I’m new to the world of bayesian. I’m working on a hierarchical model with quite a few variables. One of the variables is causing the model not to converge. If I use ‘numpyro’, the sampling would finish very quickly and end up with inf r_hat for every variable. When I use ‘pymc’ sampler, it won’t even run. I identified the problematic variable by elimination. 98% of the values are zero for the variable. But the rest 2% are all valid values, nothing crazy. I’m curious what are the reasons for this to happen and if there are any potential fixes if I have to include this variable in the model. Thank you very much.
What are the Reasons for a Variable with few Non-zero Values to Cause the Model to Fail to Converge?
You have to share more details about the model. numpyro running fast just means it’s getting a 100% divergences.
Hi Ricardo, Thank you very much for your response. Here is what the code structure looks like. It’s a hierarchical model with a nested structure. At least that’s what I’m trying to do, but I’m unsure if I have everything set up correctly. The dependent variables are categorical. When I use ‘pymc’ sampler, it would give me an error saying “Initial evaluation of model at starting point failed!”. Let’s say the variable causing issue is ‘Var1_’, If I remove ‘Var1_’, the sampling process would run. But the values of ‘Var1_’ are all valid in the dataframe, except 98% of the values are 0. I hope this provides more information. I really appreciate the help!
coords = {
"dim1": dim1,
"dim2": dim2,
"dim3": dim3,
"Variables": Variables,
"obs": range(N),
}
with pm.Model(coords=coords) as model:
mu = pm.Normal('mu', 0, 1000, dims="Variables")

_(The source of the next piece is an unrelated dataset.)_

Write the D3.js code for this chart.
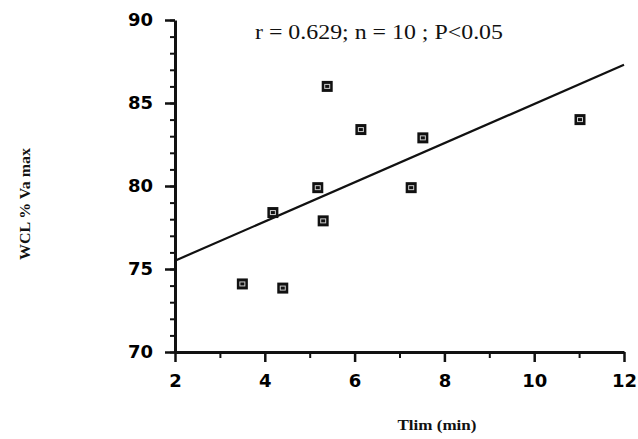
<!DOCTYPE html>
<html>
<head>
<meta charset="utf-8">
<script src="https://cdn.jsdelivr.net/npm/d3@7"></script>
<style>
  body { margin: 0; background: #fff; }
  svg { display: block; }
</style>
</head>
<body>
<div id="wrapper"></div>
<script>
// data
const tlim = [3.5, 4.4, 4.18, 5.18, 5.3, 5.39, 6.14, 7.26, 7.52, 11.02];
const wcl = [74.1, 73.85, 78.4, 79.9, 77.9, 86.0, 83.4, 79.9, 82.9, 84.0];
const fitX = [2, 12];
const fitY = [75.5, 87.3];
const xTicks = [2, 4, 6, 8, 10, 12];
const yTicks = [70, 75, 80, 85, 90];
const statsLabel = "r = 0.629; n = 10 ; P<0.05";

const dimensions = {
  width: 638,
  height: 439,
  margin: { top: 20, right: 14, bottom: 87, left: 175 },
};
dimensions.boundedWidth = dimensions.width - dimensions.margin.left - dimensions.margin.right;
dimensions.boundedHeight = dimensions.height - dimensions.margin.top - dimensions.margin.bottom;

const wrapper = d3.select("#wrapper")
  .append("svg")
    .attr("width", dimensions.width)
    .attr("height", dimensions.height);

const bounds = wrapper.append("g")
    .attr("transform", `translate(${dimensions.margin.left},${dimensions.margin.top})`);

const xScale = d3.scaleLinear()
  .domain([2, 12])
  .range([0, dimensions.boundedWidth]);

const yScale = d3.scaleLinear()
  .domain([70, 90])
  .range([dimensions.boundedHeight, 0]);

// minor ticks first, then the main axes on top
const xMinor = bounds.append("g")
    .attr("transform", `translate(0,${dimensions.boundedHeight})`)
    .call(d3.axisBottom(xScale).tickValues(d3.range(3, 12, 2)).tickSize(6).tickFormat(""));
const yMinor = bounds.append("g")
    .call(d3.axisLeft(yScale).tickValues(d3.range(70, 91, 1)).tickSize(5).tickFormat(""));
[xMinor, yMinor].forEach(g => {
  g.select(".domain").remove();
  g.selectAll("line").attr("stroke", "#111").attr("stroke-width", 2);
});

const xAxis = bounds.append("g")
    .attr("transform", `translate(0,${dimensions.boundedHeight})`)
    .call(d3.axisBottom(xScale).tickValues(xTicks).tickSize(10).tickSizeOuter(0).tickPadding(12));

const yAxis = bounds.append("g")
    .call(d3.axisLeft(yScale).tickValues(yTicks).tickSize(10).tickSizeOuter(0).tickPadding(12));

[xAxis, yAxis].forEach(g => {
  g.select(".domain").attr("stroke", "#111").attr("stroke-width", 3);
  g.selectAll(".tick line").attr("stroke", "#111").attr("stroke-width", 2.5);
  g.selectAll(".tick text")
    .attr("fill", "#000")
    .style("font-family", "'DejaVu Sans', sans-serif")
    .style("font-weight", "bold")
    .style("font-size", "18px");
});

// regression line
const fitData = fitX.map((x, i) => ({ x, y: fitY[i] }));
bounds.append("path")
    .datum(fitData)
    .attr("d", d3.line().x(d => xScale(d.x)).y(d => yScale(d.y)))
    .attr("fill", "none")
    .attr("stroke", "#111")
    .attr("stroke-width", 2.2);

// points
const points = tlim.map((x, i) => ({ x, y: wcl[i] }));
const markers = bounds.selectAll(".pt")
  .data(points)
  .enter().append("g")
    .attr("class", "pt")
    .attr("transform", d => `translate(${xScale(d.x)},${yScale(d.y)})`);
markers.append("rect")
    .attr("x", -5.5).attr("y", -5.5)
    .attr("width", 11).attr("height", 11)
    .attr("fill", "#111");
markers.append("rect")
    .attr("x", -2.5).attr("y", -2)
    .attr("width", 5).attr("height", 4)
    .attr("fill", "none")
    .attr("stroke", "#ccc")
    .attr("stroke-width", 1);

// stats annotation
wrapper.append("text")
    .attr("x", 255)
    .attr("y", 39)
    .attr("textLength", 248)
    .attr("lengthAdjust", "spacingAndGlyphs")
    .text(statsLabel)
    .style("font-family", "'Liberation Serif', 'Times New Roman', serif")
    .style("font-size", "20px")
    .attr("fill", "#111");

// axis labels
wrapper.append("text")
    .attr("transform", "translate(30,204) rotate(-90)")
    .attr("text-anchor", "middle")
    .attr("textLength", 112)
    .attr("lengthAdjust", "spacingAndGlyphs")
    .text("WCL % Va max")
    .style("font-family", "'Liberation Serif', 'Times New Roman', serif")
    .style("font-weight", "bold")
    .style("font-size", "15px")
    .attr("fill", "#111");

wrapper.append("text")
    .attr("x", 437)
    .attr("y", 430)
    .attr("text-anchor", "middle")
    .attr("textLength", 79)
    .attr("lengthAdjust", "spacingAndGlyphs")
    .text("Tlim (min)")
    .style("font-family", "'Liberation Serif', 'Times New Roman', serif")
    .style("font-weight", "bold")
    .style("font-size", "15px")
    .attr("fill", "#111");
</script>
</body>
</html>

sigma = pm.HalfNormal('sigma', sigma=1000, dims="Variables")
InterceptC_M = pm.Normal("InterceptC_M", mu[Variables.index("InterceptC_M")], sigma[Variables.index("InterceptC_M")], dims=("dim1","dim3"))
InterceptL_M = pm.Normal("InterceptL_M", mu[Variables.index("InterceptL_M")], sigma[Variables.index("InterceptL_M")], dims=("dim1","dim3"))
InterceptF_M = pm.Normal("InterceptF_M", mu[Variables.index("InterceptF_M")], sigma[Variables.index("InterceptF_M")], dims=("dim1","dim3"))
Var1_ = pm.Normal("Var1_", mu[Variables.index("Var1_")], sigma[Variables.index("Var1_")], dims="dim3")
u_A = InterceptC_M[dim1_idx, dim3_idx] + Var1_[dim3_idx] * df['Var1_']
u_B = InterceptL_M[dim1_idx, dim3_idx] + Var1_[dim3_idx] * df['Var1_']
u_C = InterceptF_M[dim1_idx, dim3_idx] + Var1_[dim3_idx] * df['Var1_']
TT_stack = pm.math.stack([u_A,u_B,u_C]).T
p_TT = pm.math.softmax(TT_stack, axis=1)
like_TT = pm.Potential("like_TT", Weight*pm.logp(pm.Categorical.dist(p=p_TT),dv_TT), dims="obs")
Intercept = pm.Normal("Intercept", mu[Variables.index("Intercept")], sigma[Variables.index("Intercept")], dims=("dim1","dim3"))
v = pm.Normal("v", mu[Variables.index("v")], sigma[Variables.index("v")], dims="dim3")
Var2_ = pm.HalfNormal("Var2_", sigma=sigma[Variables.index("Var2_")], dims='dim3')
Var3_ = pm.Normal("Var3_", mu[Variables.index("Var3_")], sigma[Variables.index("Var3_")], dims='dim1')
util=[]
for i in range(len(dim1)):
exec('''u_{} = Intercept[dim1_idx, dim3_idx] \
- Var2_[dim3_idx] * df['Var2_'] \
+ Var3_[dim1_idx] * df['Var3_'] \
+ v[dim3_idx] * pm.math.log(pm.math.sum(pm.math.exp(TT_stack),axis=1))'''.format(dim1[i]))
exec("util.append(u_{})".format(dim1[i]))
model_stack=pm.math.stack(util).T
p_model = pm.math.softmax(model_stack, axis=1)
like_model = pm.Potential("like_model", Weight*pm.logp(pm.Categorical.dist(p=p_model),dv_model),dims="obs")
idata = pm.sample(draws=2000,
chains=4,
cores=4,
tune=2000,
nuts_sampler="numpyro",
idata_kwargs={"log_likelihood": False},
nuts_sampler_kwargs={"postprocessing_vectorize":"scan"},
random_seed=1301)